Higher torsion classes, $τ_d$-tilting theory and silting complexes
Jenny August, Johanne Haugland, Karin M. Jacobsen, Sondre Kvamme, Yann Palu, Hipolito Treffinger
TL;DR
This work extends classical $\tau$-tilting theory to a higher-dimensional setting via the $d$-Auslander–Reiten translation $\tau_d$, establishing connections between functorially finite $d$-torsion classes, maximal $\tau_d$-rigid pairs, and $(d+1)$-term silting complexes. It provides a robust framework that includes new results on $d$-cluster tilting subcategories in exact and triangulated contexts, a bijective approach to constructing Ext^d-projectives and $d$-tilting modules, and a silting-theoretic interpretation of higher torsion data.
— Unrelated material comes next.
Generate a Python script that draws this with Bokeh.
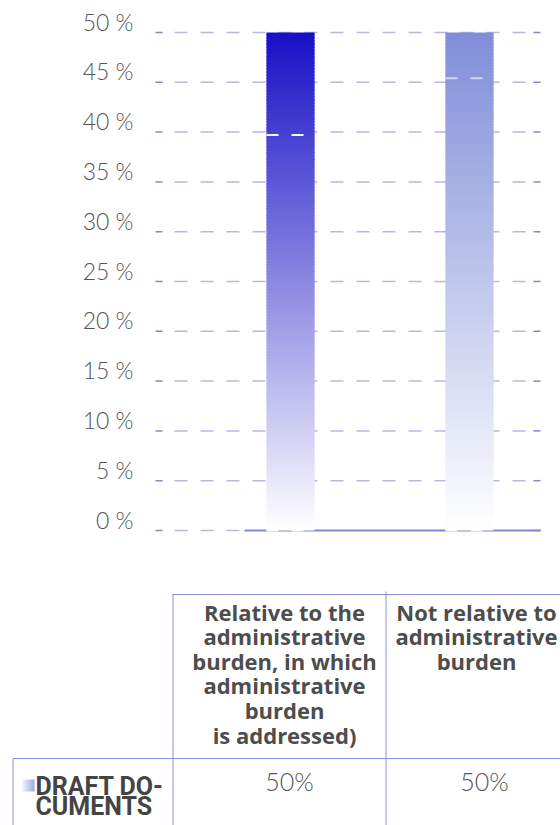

The paper also demonstrates concrete combinatorial descriptions for higher Auslander and higher Nakayama algebras and offers computational tools to generate explicit examples, while highlighting that certain maps are injective but not surjective in general for $d>1$. Overall, the results forge deep linkages among higher homological algebra, higher tilting theory, and silting theory, with implications for derived equivalences and higher cluster categories. The framework broadens the scope of mutation phenomena and provides explicit constructions of higher tilting/silting objects from $d$-torsion data, enriching both theory and computable practice.
Abstract
Initiated in work by Adachi, Iyama and Reiten, the area known as $τ$-tilting theory plays a fundamental role in contemporary representation theory. In this paper we explore a higher-dimensional analogue of this theory, formulated with respect to the higher Auslander-Reiten translation $τ_d$. In particular, we associate to any functorially finite $d$-torsion class a maximal $τ_d$-rigid pair and a $(d+1)$-term silting complex. In the case $d=1$, the notions of maximal $τ_d$-rigid and support $τ$-tilting pairs coincide, and our theory recovers the classical bijections. However, the proof strategies for $d>1$ differ significantly. As an intermediate step, we prove that a $d$-cluster tilting subcategory of a module category induces a $d$-cluster tilting subcategory of the category of $(d+1)$-term complexes, producing novel examples of $d$-exact categories. We introduce the notion of a $d$-torsion class in the exact setup, and use this to obtain the aforementioned $(d+1)$-term silting complex. We moreover apply our theory to study $d$-APR tilting modules and slices. To illustrate our results, we provide explicit combinatorial descriptions of maximal $τ_d$-rigid pairs and $(d+1)$-term silting complexes for higher Auslander and higher Nakayama algebras.